Ok, perhaps the morals of your native land would condone owning a gun, and perhaps even shooting Apple users if you happened to be born a hick in the sticks near that blown up St Helens thing.
gee, secrets, can't decide whether to starve you or suggest counseling, either way, I wish you good luck on your mission! :-)
You didn't write any more because you can't write any more. You can't distinguish your lack of knowledge and understanding from serious science. Your delusion is complete.
Do you want to shoot Apple users though?
I hardly dare re-enter this thread when we have such awe-inspiring people as "secrets" to lecture us. However reluctantly I have to agree with him/her on one thing and that is that it's the digging up of peat that does the harm because that's what releases CO2. All peatlands should be preserved as much as possible.

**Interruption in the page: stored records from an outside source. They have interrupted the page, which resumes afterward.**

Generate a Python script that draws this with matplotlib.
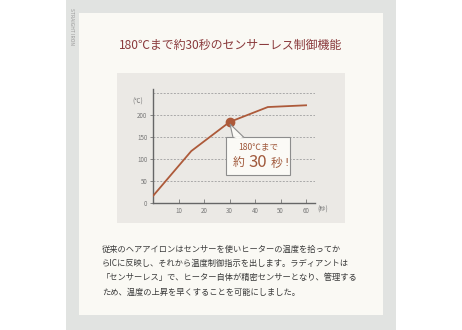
import matplotlib
matplotlib.use('Agg')
import matplotlib.pyplot as plt
from matplotlib.patches import Rectangle, Polygon

plt.rcParams['font.family'] = ['Noto Sans CJK JP', 'DejaVu Sans']

# data
secs = [0, 15, 30, 45, 60]
temps = [16, 118, 184, 218, 222]
yticks = [0, 50, 100, 150, 200]
xticks = [10, 20, 30, 40, 50, 60]
grid_vals = [50, 100, 150, 200, 250]
title = '180℃まで約30秒のセンサーレス制御機能'
body = ['従来のヘアアイロンはセンサーを使いヒーターの温度を拾ってか',
        'らICに反映し、それから温度制御指示を出します。ラディアントは',
        '「センサーレス」で、ヒーター自体が精密センサーとなり、管理する',
        'ため、温度の上昇を早くすることを可能にしました。']

W, H = 462, 330
fig = plt.figure(figsize=(W/100, H/100), dpi=100)
fig.patch.set_facecolor('white')

def px(x, y, w, h):
    # pixel box (top-left origin) -> figure fraction
    return (x/W, 1-(y+h)/H), w/W, h/H

def rect(x, y, w, h, c):
    xy, ww, hh = px(x, y, w, h)
    fig.patches.append(Rectangle(xy, ww, hh, transform=fig.transFigure, facecolor=c,
                                 edgecolor='none', zorder=-5))

rect(66, 0, 330, 330, '#e1e3e1')
rect(79, 13, 304, 302, '#faf9f4')
rect(117, 73, 228, 150, '#ebe9e5')

fig.text(72/W, 1-27/H, 'STRAIGHT IRON', rotation=270, fontsize=3.6, color='#9a9a9a',
         ha='center', va='center')
fig.text(231/W, 1-45/H, title, fontsize=8.6, color='#8a3a3c', ha='center', va='center')

for i, line in enumerate(body):
    fig.text(102/W, 1-(249+14.3*i)/H, line, fontsize=5.95, color='#3a3a3a', ha='left', va='center')

ax = fig.add_axes([153/W, 1-203/H, 162/W, 114/H])
ax.patch.set_alpha(0)
ax.set_xlim(0, 63.5)
ax.set_ylim(0, 259)
for v in grid_vals:
    ax.axhline(v, color='#a9a9a9', lw=0.7, ls=(0, (2, 1.5)), zorder=1)
ax.plot(secs, temps, color='#ad5a3a', lw=1.3, zorder=3)
ax.plot([secs[2]], [temps[2]], 'o', color='#ad5a3a', ms=6, zorder=4)

for s in ['top', 'right']:
    ax.spines[s].set_visible(False)
for s in ['left', 'bottom']:
    ax.spines[s].set_color('#666666')
    ax.spines[s].set_linewidth(1)
ax.set_xticks(xticks)
ax.set_yticks(yticks)
ax.tick_params(axis='x', direction='in', length=3, width=0.6, colors='#777777', labelsize=4.5, pad=3)
ax.tick_params(axis='y', length=2, width=0.6, colors='#777777', labelsize=4.5, pad=2)
ax.text(-4, 231, '(℃)', fontsize=4.5, color='#777777', ha='right', va='center')
ax.text(64.5, -15, '(秒)', fontsize=4.5, color='#777777', ha='left', va='center')

# callout
xy, ww, hh = px(226, 137, 64, 38)
box = Rectangle(xy, ww, hh, transform=fig.transFigure, facecolor='#fbfaf6',
                edgecolor='#8d8d8d', lw=0.8, zorder=5)
fig.patches.append(box)
tri = Polygon([(233/W, 1-137.5/H), (230/W, 1-124/H), (244/W, 1-137.5/H)], closed=True,
              transform=fig.transFigure, facecolor='#fbfaf6', edgecolor='#8d8d8d', lw=0.8, zorder=5)
fig.patches.append(tri)
tri2 = Polygon([(233.6/W, 1-137/H), (244/W, 1-137/H), (238/W, 1-139/H)], closed=True,
               transform=fig.transFigure, facecolor='#fbfaf6', edgecolor='none', zorder=6)
fig.patches.append(tri2)
tc = '#a0593c'
fig.text(258/W, 1-147/H, '180℃まで', fontsize=6.2, color=tc, ha='center', va='center', zorder=7)
fig.text(239/W, 1-163/H, '約', fontsize=8.5, color=tc, ha='center', va='center', zorder=7)
fig.text(257.5/W, 1-162/H, '30', fontsize=12, color=tc, ha='center', va='center', zorder=7)
fig.text(277/W, 1-163/H, '秒', fontsize=8.5, color=tc, ha='center', va='center', zorder=7)
fig.text(286.5/W, 1-163/H, '!', fontsize=8, color=tc, ha='center', va='center', zorder=7,
         family='DejaVu Sans')

fig.savefig('out.png', dpi=100, facecolor=fig.get_facecolor())
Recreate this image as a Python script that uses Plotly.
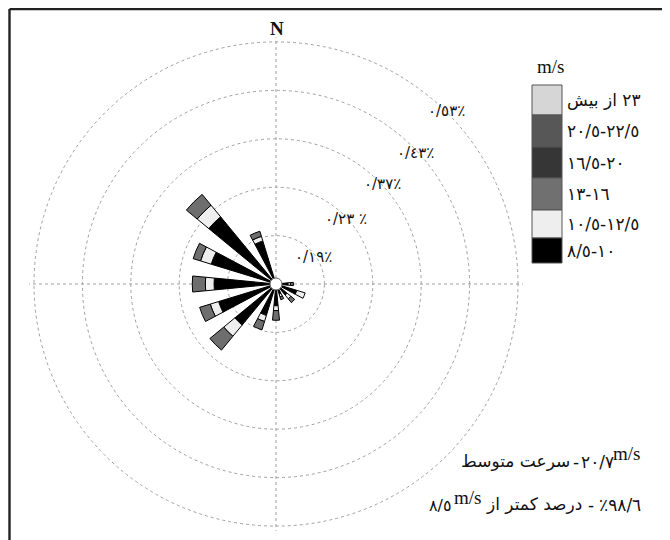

I don't think there is any ideal source of energy, they all have their problems. Wood maybe? There is plenty of wood and it's fairly easily replaced. Add a few jumpers. I never sit down without a blanket round my knees! No easy answers, just not peat.
The early bird may get the worm, but the second mouse gets the cheese.
Well, at the risk of offending those people who love the Flow Country, and I do admit it has its moments, I would love to see most of Caithness covered in trees (again).
1. Carbon neutral source of heating and
2. would provide jobs in the local economy.
There are probably some good reasons against, but I'm putting my feet firmly in the "For" camp.
Haven't you just contradicted yourself? I'm assuming you mean with the exception of areas of peatland unless we want to revisit the disasterous policy that the NCC inflicted on the Flow Country.
I am speaking of native deciduous woodland of the sort that is all too rare in the north nowadays. Scots Pine forest would be ok, but not the inferior quick growing crap that has blighted our hillsides for 50 years or more.